RICHARDSON: Well it's a little bit hard to say what exactly this means because it's so recent and there had been really no announcement that this was going to happen. I wouldn't want to suggest yet that it's a trend; we'd be pleased if it was. No I think the Vietnamese government is somewhat sensitive to international public criticism. We and other organisations have repeatedly pointed out that in the last year and a half, essentially since the APEC meeting in November 2006; the Vietnamese government has been cracking down quite harshly on dissidents.

LAM: Indeed on the one hand you say the Vietnamese government is sensitive to international opinion, but on the other hand Human Rights Watch seems to think that since joining the World Trade Organisation in late 2006 that Vietnam has actually been emboldened to make more arrests. Why is that?

RICHARDSON: Well I think it's because by granting Vietnam that trade status the world has really given away some of the most effective means of leverage it had over the Vietnamese government.

LAM: Nonetheless though there are still dissenters, the Bloc 8406 democracy group for example, do you think challengers to the Communist Party are still growing or are they being controlled through arrests and detentions?

RICHARDSON: You know this is sort of the 64-thousand dollar question, of the nearly 40 dissidents who've been arrested since the crackdowns began more than 20 were sentenced to prison in 2007, primarily for conducting anti-government propaganda. At the same time I think the quite diverse membership of Bloc 8406, that it's older people and younger people, white collar, blue collar, rural, urban, real dissidents and former party members, suggests that opposition to the government is now sufficiently widespread. That it's going to be much more challenging for the government to shut it down entirely.

LAM: Two-thousand people turned out last week to demand the return of land seized from the Catholic Church in the 1950s. That's an interesting development isn't it, that these Catholic Church members turned out en masse to protest against the authorities?

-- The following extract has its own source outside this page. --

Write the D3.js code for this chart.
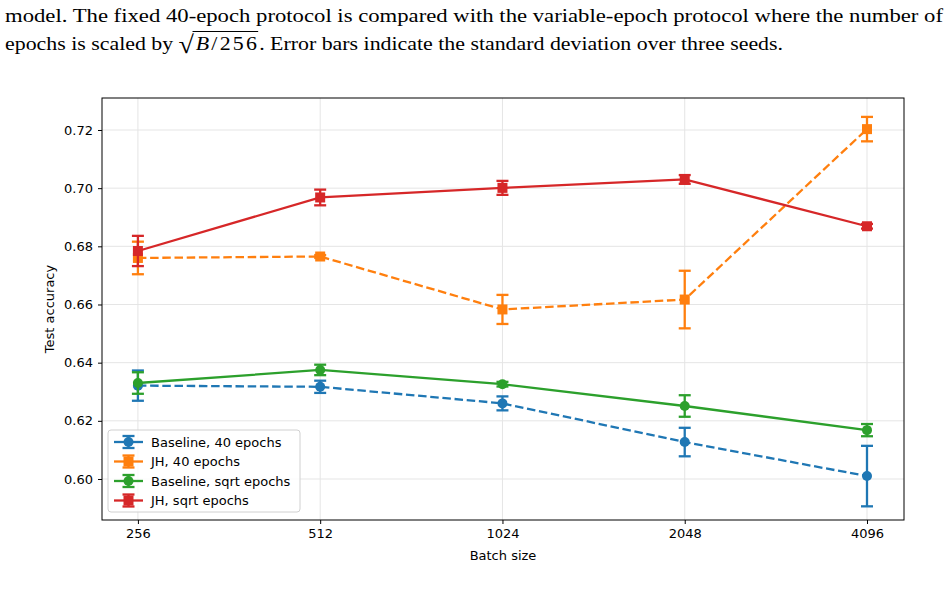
<!DOCTYPE html>
<html>
<head>
<meta charset="utf-8">
<script src="https://cdn.jsdelivr.net/npm/d3@7"></script>
<style>
  body { margin: 0; background: #fff; }
  svg { display: block; }
</style>
</head>
<body>
<script>
// batch sizes and accuracy values
const batchSizes = [256, 512, 1024, 2048, 4096];
const baseline40 = [0.6321, 0.6317, 0.6260, 0.6127, 0.6010];
const baseline40Err = [0.0052, 0.0021, 0.0024, 0.0049, 0.0104];
const jh40 = [0.6760, 0.6765, 0.6583, 0.6617, 0.7203];
const jh40Err = [0.0056, 0.0005, 0.0050, 0.0099, 0.0042];
const baselineSqrt = [0.6330, 0.6375, 0.6326, 0.6251, 0.6168];
const baselineSqrtErr = [0.0037, 0.0018, 0.0008, 0.0037, 0.0021];
const jhSqrt = [0.6784, 0.6968, 0.7001, 0.7030, 0.6869];
const jhSqrtErr = [0.0052, 0.0027, 0.0024, 0.0015, 0.0008];
const yTicks = [0.60, 0.62, 0.64, 0.66, 0.68, 0.70, 0.72];

const series = [
    { name: 'Baseline, 40 epochs', values: baseline40, err: baseline40Err, color: '#1f77b4', dashed: true, marker: 'circle' },
    { name: 'JH, 40 epochs', values: jh40, err: jh40Err, color: '#ff7f0e', dashed: true, marker: 'square' },
    { name: 'Baseline, sqrt epochs', values: baselineSqrt, err: baselineSqrtErr, color: '#2ca02c', dashed: false, marker: 'circle' },
    { name: 'JH, sqrt epochs', values: jhSqrt, err: jhSqrtErr, color: '#d62728', dashed: false, marker: 'square' },
];

const W = 950, H = 600;
const margin = { top: 98, right: 46, bottom: 80, left: 102 };
const width = W - margin.left - margin.right;
const height = H - margin.top - margin.bottom;

const svg = d3.select('body').append('svg')
    .attr('width', W)
    .attr('height', H);

// caption above the figure (the page render is a bit stretched sideways)
const caption = svg.append('g')
    .attr('font-family', '"Liberation Serif", "Times New Roman", serif')
    .attr('font-size', 19.5)
    .attr('fill', '#000');

caption.append('text')
    .attr('x', 5).attr('y', 22)
    .attr('textLength', 938)
    .attr('lengthAdjust', 'spacingAndGlyphs')
    .text('model.  The fixed 40-epoch protocol is compared with the variable-epoch protocol where the number of');

const line2 = caption.append('text').attr('x', 5).attr('y', 49.5)
    .attr('textLength', 778)
    .attr('lengthAdjust', 'spacingAndGlyphs');
line2.append('tspan').text('epochs is scaled by ');
line2.append('tspan').attr('font-size', 25).attr('dy', 3).text('\u221A');
line2.append('tspan').attr('font-style', 'italic').attr('dy', -3).attr('dx', 1.5).attr('letter-spacing', 2).text('B');
line2.append('tspan').attr('letter-spacing', 2).text('/256');
line2.append('tspan').text('. Error bars indicate the standard deviation over three seeds.');

// overline of the square root
const node = line2.node();
const txt = node.textContent;
const iR = txt.indexOf('\u221A');
const i6 = txt.indexOf('256') + 2;
const x0 = node.getEndPositionOfChar(iR).x - 1.5;
const x1 = node.getEndPositionOfChar(i6).x - 1;
caption.append('line')
    .attr('x1', x0).attr('x2', x1)
    .attr('y1', 31.5).attr('y2', 31.5)
    .attr('stroke', '#000').attr('stroke-width', 1.1);

const main = svg.append('g')
    .attr('transform', `translate(${margin.left}, ${margin.top})`);

const x = d3.scaleLog().base(2)
    .domain([256 * Math.pow(2, -0.197), 4096 * Math.pow(2, 0.203)])
    .range([0, width]);

const y = d3.scaleLinear()
    .domain([0.5859, 0.7310])
    .range([height, 0]);

// grid
main.append('g')
    .selectAll('line')
    .data(yTicks)
    .join('line')
    .attr('x1', 0).attr('x2', width)
    .attr('y1', d => y(d)).attr('y2', d => y(d))
    .attr('stroke', '#e5e5e5').attr('stroke-width', 1);
main.append('g')
    .selectAll('line')
    .data(batchSizes)
    .join('line')
    .attr('y1', 0).attr('y2', height)
    .attr('x1', d => x(d)).attr('x2', d => x(d))
    .attr('stroke', '#e5e5e5').attr('stroke-width', 1);

// axes
const xAxis = main.append('g')
    .attr('transform', `translate(0, ${height})`)
    .call(d3.axisBottom(x).tickValues(batchSizes).tickFormat(d3.format('d')).tickSize(4).tickPadding(5));
const yAxis = main.append('g')
    .call(d3.axisLeft(y).tickValues(yTicks).tickFormat(d3.format('.2f')).tickSize(4).tickPadding(5));

[xAxis, yAxis].forEach(a => {
    a.select('.domain').remove();
    a.selectAll('text')
        .attr('font-family', '"DejaVu Sans", sans-serif')
        .attr('font-size', 13)
        .attr('fill', '#000');
    a.selectAll('line').attr('stroke', '#000').attr('stroke-width', 1);
});

main.append('rect')
    .attr('width', width).attr('height', height)
    .attr('fill', 'none')
    .attr('stroke', '#000').attr('stroke-width', 1);

main.append('text')
    .attr('x', width / 2).attr('y', height + 40)
    .attr('text-anchor', 'middle')
    .attr('font-family', '"DejaVu Sans", sans-serif')
    .attr('font-size', 13)
    .text('Batch size');

main.append('text')
    .attr('transform', `translate(${-48}, ${height / 2}) rotate(-90)`)
    .attr('text-anchor', 'middle')
    .attr('font-family', '"DejaVu Sans", sans-serif')
    .attr('font-size', 13)
    .text('Test accuracy');

const line = d3.line()
    .x((d, i) => x(batchSizes[i]))
    .y(d => y(d));

const LW = 2.3;
const CAP = 6;

function drawMarker(g, kind, color, cx, cy) {
    if (kind === 'circle') {
        g.append('circle').attr('cx', cx).attr('cy', cy).attr('r', 5).attr('fill', color);
    } else {
        g.append('rect').attr('x', cx - 5).attr('y', cy - 5)
            .attr('width', 10).attr('height', 10).attr('fill', color);
    }
}

series.forEach(s => {
    const g = main.append('g');
    // error bars
    s.values.forEach((v, i) => {
        const cx = x(batchSizes[i]);
        const lo = y(v - s.err[i]), hi = y(v + s.err[i]);
        g.append('line').attr('x1', cx).attr('x2', cx).attr('y1', lo).attr('y2', hi)
            .attr('stroke', s.color).attr('stroke-width', LW);
        [lo, hi].forEach(yy => {
            g.append('line').attr('x1', cx - CAP).attr('x2', cx + CAP).attr('y1', yy).attr('y2', yy)
                .attr('stroke', s.color).attr('stroke-width', LW);
        });
    });
    g.append('path')
        .datum(s.values)
        .attr('fill', 'none')
        .attr('stroke', s.color)
        .attr('stroke-width', LW)
        .attr('stroke-dasharray', s.dashed ? '8.5,3.7' : null)
        .attr('d', line);
    s.values.forEach((v, i) => drawMarker(g, s.marker, s.color, x(batchSizes[i]), y(v)));
});

// legend
const legend = main.append('g').attr('transform', 'translate(6, 332)');
legend.append('rect')
    .attr('width', 192).attr('height', 82)
    .attr('rx', 3)
    .attr('fill', 'rgba(255,255,255,0.8)')
    .attr('stroke', '#d0d0d0').attr('stroke-width', 1);

series.forEach((s, i) => {
    const gy = 12 + i * 19.5;
    const e = legend.append('g');
    e.append('line').attr('x1', 6).attr('x2', 35).attr('y1', gy).attr('y2', gy)
        .attr('stroke', s.color).attr('stroke-width', LW);
    e.append('line').attr('x1', 20.5).attr('x2', 20.5).attr('y1', gy - 6).attr('y2', gy + 6)
        .attr('stroke', s.color).attr('stroke-width', LW);
    [gy - 6, gy + 6].forEach(yy => {
        e.append('line').attr('x1', 14.5).attr('x2', 26.5).attr('y1', yy).attr('y2', yy)
            .attr('stroke', s.color).attr('stroke-width', LW);
    });
    drawMarker(e, s.marker, s.color, 20.5, gy);
    e.append('text')
        .attr('x', 43).attr('y', gy + 4.5)
        .attr('font-family', '"DejaVu Sans", sans-serif')
        .attr('font-size', 13)
        .text(s.name);
});
</script>
</body>
</html>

RICHARDSON: Absolutely, I mean for Catholics to publicly demonstrate any dissatisfaction with the regime, particularly through such public demonstrations is quite rare in Vietnam, especially because relative to other religious denominations Catholics have been afforded more space to govern their own affairs. I think over the last five years the government has been gradually warming to the idea of normalising relations with the Vatican and a Papal visit to Vietnam. I think it's not insignificant that the one church President Bush visited in Hanoi was a Catholic church, and that last February Prime Minister Nguyen Tan Dung visited the Pope in Rome.